L'autre groupe aura un discours de fonction. Anne-Marie Stretter joindra à ses talents de séductrice l'accomplissement de ses devoirs de maîtresse de maison :

‘Anne-Marie Stretter vient vers le jeune attaché Charles Rossett. À côté de lui se tient le vice-consul à Lahore. Elle leur dit qu'il faut danser bien sûr si cela leur fait plaisir, et elle repart (Consul : 96).’

L'ambassadeur respectera ses devoirs de diplomate et d'hôte :

‘L'ambassadeur a dit à Charles Rossett : Parlez-lui un peu, il le faut. Il lui parle (Consul : 101).’

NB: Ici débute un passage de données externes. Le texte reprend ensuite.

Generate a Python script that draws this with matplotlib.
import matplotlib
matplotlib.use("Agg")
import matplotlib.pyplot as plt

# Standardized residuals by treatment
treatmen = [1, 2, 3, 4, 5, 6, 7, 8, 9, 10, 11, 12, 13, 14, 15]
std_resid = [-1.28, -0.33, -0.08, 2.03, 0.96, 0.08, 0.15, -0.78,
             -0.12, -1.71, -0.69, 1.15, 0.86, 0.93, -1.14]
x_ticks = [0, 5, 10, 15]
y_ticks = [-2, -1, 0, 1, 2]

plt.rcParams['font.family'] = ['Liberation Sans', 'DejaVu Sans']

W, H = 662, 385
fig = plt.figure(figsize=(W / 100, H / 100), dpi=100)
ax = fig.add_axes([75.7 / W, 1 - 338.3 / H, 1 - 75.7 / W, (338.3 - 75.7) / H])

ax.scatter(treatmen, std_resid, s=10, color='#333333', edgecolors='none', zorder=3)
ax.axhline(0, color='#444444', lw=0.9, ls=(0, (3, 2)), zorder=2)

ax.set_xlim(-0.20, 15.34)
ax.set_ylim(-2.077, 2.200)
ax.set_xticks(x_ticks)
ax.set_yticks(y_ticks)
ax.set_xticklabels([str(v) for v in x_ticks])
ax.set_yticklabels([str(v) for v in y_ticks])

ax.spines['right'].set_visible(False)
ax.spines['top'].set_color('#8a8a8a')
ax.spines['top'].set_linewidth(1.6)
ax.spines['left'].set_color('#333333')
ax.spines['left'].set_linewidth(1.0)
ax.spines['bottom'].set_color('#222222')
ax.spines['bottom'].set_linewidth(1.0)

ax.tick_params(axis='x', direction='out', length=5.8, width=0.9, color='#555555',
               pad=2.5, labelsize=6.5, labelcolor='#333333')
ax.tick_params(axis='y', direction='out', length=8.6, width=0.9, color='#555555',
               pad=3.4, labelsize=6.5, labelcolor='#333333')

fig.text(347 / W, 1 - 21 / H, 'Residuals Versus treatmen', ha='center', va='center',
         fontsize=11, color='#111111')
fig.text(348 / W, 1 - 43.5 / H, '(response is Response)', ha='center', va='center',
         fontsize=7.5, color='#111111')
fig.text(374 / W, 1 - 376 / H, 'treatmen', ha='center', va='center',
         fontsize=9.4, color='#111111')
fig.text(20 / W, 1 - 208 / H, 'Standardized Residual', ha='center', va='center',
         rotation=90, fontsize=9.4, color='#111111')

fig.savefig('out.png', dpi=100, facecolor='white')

Les autres aussi réagissent par rapport à leur rôle social ou relationnel :

‘Un vieil Anglais arrive, [...]. D'un mouvement amical il les entraîne vers le bar.
- Il faut prendre l'habitude de vous servir. Je suis George Crawn, un ami d'Anne-Marie (Consul : 102).’

C'est à ce titre également que Peter Morgan expulsera le vice-consul.

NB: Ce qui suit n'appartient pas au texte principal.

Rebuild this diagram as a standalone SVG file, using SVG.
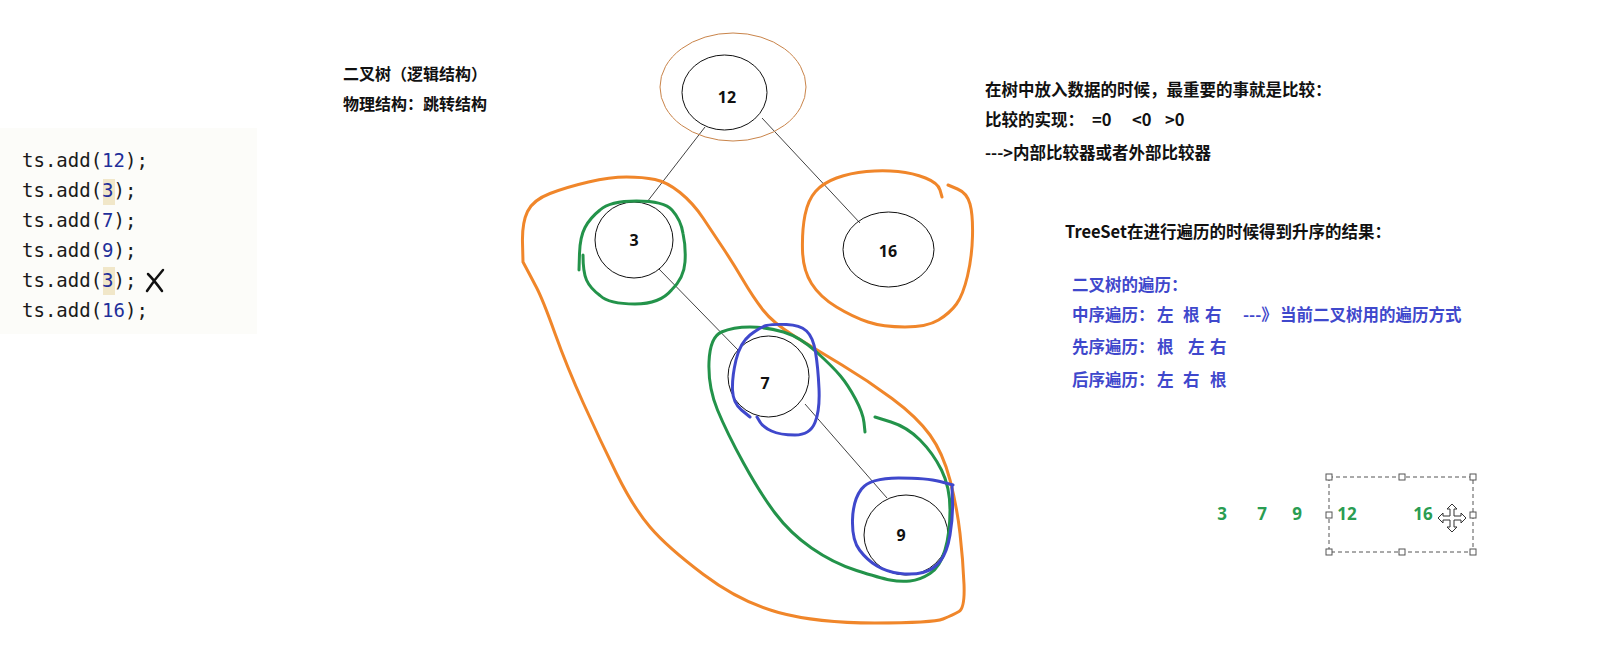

Le polylogue se gère donc toujours de la même façon : formation de groupes, commentaire narratif plus important, parole spécifiée par groupe, alternance d'échanges et de discours narrativisé. La fonction du polylogue, beaucoup plus que dans les cas précédents, est ici de typer un milieu et son comportement. Les échanges isolés fonctionnent, un peu comme les répliques isolées, en métonymie des discours globaux.

Mais, les polylogues durassiens revêtent deux formes fondamentalement différentes. Un discours narrativisé d'une part, qui constitue vraiment une métaconversation. L'accent y est mis sur la banalité des sujets : le temps, la situation ou l'actualité. L'important est le caractère consensuel des sujets traités. D'autre part, un discours direct où peuvent alterner tous les types d'échanges après que des groupes y ont été formés. La grande originalité y est l'apparition de ce « on » diffuseur de rumeur et porteur des jugements moraux. Cette rumeur joue un rôle à un double niveau car, si elle est rumeur pour la diégèse, elle constitue la plus grande source d'informations pour le lecteur. Ces polylogues servent à typer la société, les banalités des êtres sociaux, mais aussi à faire apparaître les caractères spécifiques des personnages dans la mesure où c'est en leur sein que la parole est la plus typée. Ils participent généralement à l'exclusion du héros ou de l'héroïne. Il nous reste toutefois à signaler que le polylogue peut prendre la forme d'une narration faite ou lue par un seul à destination de plusieurs allocutaires. Le cas se présente pour les récits de la mère ou ceux d'Ernesto dans La pluie, mais comme dans ce cadre il n'y a pas véritablement d'échange, ni de co-énonciation, il vaudrait peut-être mieux rattacher ce type à l'énonciation monologale.

Notes
332.

Pour rappel, Genette (1972 : 142-143).

333.

Étudiées dans le chapitre sur la gestion de l’information.